白慶峰說道:“不過什麼?”舒逸說道:“不過我在想,她會不會一直在裝?”李碧泉冷笑道:“看來你還是置疑我們的專業嘛!”舒逸苦笑了一下,他不得不有這樣的顧慮,說實話,這個時候爲了“翠鳥”的事情他已經焦頭爛額了,在他的心裡恨不得懷疑一切,可他卻不敢得罪這些專家,他忙說道:“我只是有些擔心,我的意思是就是她住院治療,最好我們能夠有人陪伴!”
李碧泉淡淡地說道:“就把她送到我們陸總院去吧,如果你覺得需要,我可以安排人看守,這樣總成吧?”李碧泉都這麼說了,在陸總院是有警衛隊的,舒逸說道:“好吧。”

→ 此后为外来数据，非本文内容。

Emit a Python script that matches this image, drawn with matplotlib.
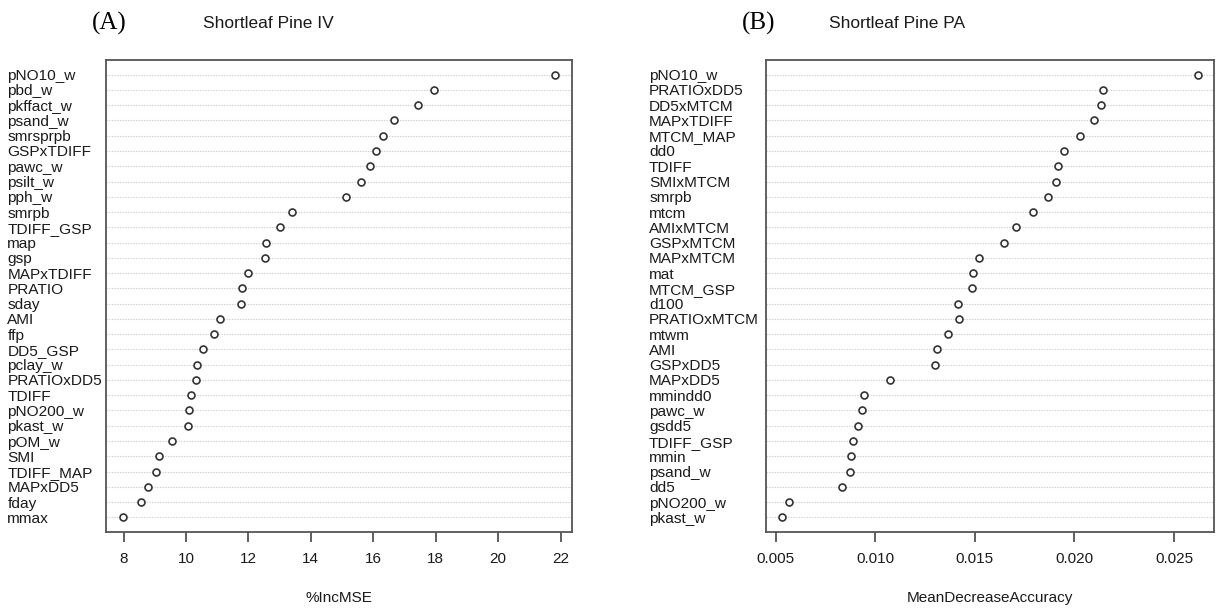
import matplotlib.pyplot as plt
from matplotlib.ticker import FixedLocator

plt.rcParams['font.family'] = ['Liberation Sans', 'DejaVu Sans']

# panel A: %IncMSE, top to bottom
iv_vars = ['pNO10_w', 'pbd_w', 'pkffact_w', 'psand_w', 'smrsprpb', 'GSPxTDIFF',
           'pawc_w', 'psilt_w', 'pph_w', 'smrpb', 'TDIFF_GSP', 'map', 'gsp',
           'MAPxTDIFF', 'PRATIO', 'sday', 'AMI', 'ffp', 'DD5_GSP', 'pclay_w',
           'PRATIOxDD5', 'TDIFF', 'pNO200_w', 'pkast_w', 'pOM_w', 'SMI',
           'TDIFF_MAP', 'MAPxDD5', 'fday', 'mmax']
iv_vals = [21.81, 17.93, 17.42, 16.65, 16.32, 16.09, 15.90, 15.60, 15.14, 13.39,
           13.02, 12.56, 12.53, 11.98, 11.81, 11.75, 11.08, 10.91, 10.54, 10.34,
           10.31, 10.17, 10.11, 10.06, 9.55, 9.12, 9.04, 8.77, 8.57, 7.99]
iv_ticks = [8, 10, 12, 14, 16, 18, 20, 22]

# panel B: MeanDecreaseAccuracy, top to bottom
pa_vars = ['pNO10_w', 'PRATIOxDD5', 'DD5xMTCM', 'MAPxTDIFF', 'MTCM_MAP', 'dd0',
           'TDIFF', 'SMIxMTCM', 'smrpb', 'mtcm', 'AMIxMTCM', 'GSPxMTCM',
           'MAPxMTCM', 'mat', 'MTCM_GSP', 'd100', 'PRATIOxMTCM', 'mtwm', 'AMI',
           'GSPxDD5', 'MAPxDD5', 'mmindd0', 'pawc_w', 'gsdd5', 'TDIFF_GSP',
           'mmin', 'psand_w', 'dd5', 'pNO200_w', 'pkast_w']
pa_vals = [0.02619, 0.02146, 0.02131, 0.02099, 0.02028, 0.01949, 0.01916,
           0.01906, 0.01866, 0.01792, 0.01706, 0.01645, 0.01522, 0.01493,
           0.01488, 0.01418, 0.01420, 0.01367, 0.01308, 0.01300, 0.01076,
           0.00946, 0.00934, 0.00912, 0.00891, 0.00877, 0.00874, 0.00831,
           0.00569, 0.00534]
pa_ticks = [0.005, 0.010, 0.015, 0.020, 0.025]
pa_ticklabels = ['0.005', '0.010', '0.015', '0.020', '0.025']

fig = plt.figure(figsize=(12.25, 6.11), dpi=100)
axA = fig.add_axes([0.0865, 0.1293, 0.3804, 0.7725])
axB = fig.add_axes([0.6251, 0.1293, 0.3662, 0.7725])


def dotchart(ax, names, vals, ticks, ticklabels, xlabel, title, tag, label_pad, tag_x, title_x):
    n = len(vals)
    ypos = list(range(n, 0, -1))
    for y in ypos:
        ax.axhline(y, color='#cfcfcf', lw=0.8, ls=(0, (1.2, 1.2)), zorder=1)
    ax.plot(vals, ypos, 'o', ms=5, mfc='white', mec='#333333', mew=1.2, ls='none', zorder=3)
    lo, hi = min(vals), max(vals)
    ext = (hi - lo) * 0.04
    ax.set_xlim(lo - ext, hi + ext)
    ax.set_ylim(0.04, n + 0.96)
    ax.set_yticks(ypos)
    ax.set_yticklabels(names, fontsize=11.1, color='#1a1a1a', ha='left')
    ax.tick_params(axis='y', length=0, pad=label_pad)
    ax.xaxis.set_major_locator(FixedLocator(ticks))
    ax.set_xticklabels(ticklabels, fontsize=11, color='#1a1a1a')
    ax.tick_params(axis='x', length=7.5, width=1.2, color='#444444', pad=7)
    ax.set_xlabel(xlabel, fontsize=11, color='#1a1a1a', labelpad=18)
    for s in ax.spines.values():
        s.set_color('#555555')
        s.set_linewidth(1.3)
    fig.text(title_x, 1 - 24 / 611, title, fontsize=12.5, color='#1a1a1a',
             ha='center', va='center')
    fig.text(tag_x, 1 - 23 / 611, tag, fontsize=18, family='Liberation Serif',
             color='black', ha='center', va='center')


dotchart(axA, iv_vars, iv_vals, iv_ticks, [str(t) for t in iv_ticks], '%IncMSE',
         'Shortleaf Pine IV', '(A)', 71, 109 / 1225, 268 / 1225)
dotchart(axB, pa_vars, pa_vals, pa_ticks, pa_ticklabels, 'MeanDecreaseAccuracy',
         'Shortleaf Pine PA', '(B)', 84, 759 / 1225, 897 / 1225)

fig.savefig('out.png', dpi=100)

下午,專家組就撤了,李碧泉也把丁婧茹給帶走了,這是經過陸亦雷同意的,陸亦雷也希望有奇蹟發生,萬一丁婧茹在陸軍醫院的治療能夠起到積極的作用,儘早想起什麼來也是件好事。
只是舒逸的心裡卻不太踏實。
“還在想着丁婧茹的事情?我說舒逸,有時候你也太小心謹慎了吧?”呂元遞給他一支菸,輕聲說道。舒逸嘆了口氣:“在訓練的時候你應該也接受過藥理檢測吧?”呂元楞了一下:“當然,這不是我們的必修課嗎?你不也一樣,藥理檢測不過關我們也不可能走到這一步!”
說到這兒,呂元瞪大了眼睛:“你不會懷疑她能夠捱過藥理檢測吧?”舒逸說道:“意志力的事情誰也說不準的。”呂元眯起眼睛:“我還是覺得不太可能,你怎麼會懷疑她呢?”舒逸說道:“我不是懷疑她,我是誰都不相信!要知道我們還沒有找到那個掌握着財富的人。”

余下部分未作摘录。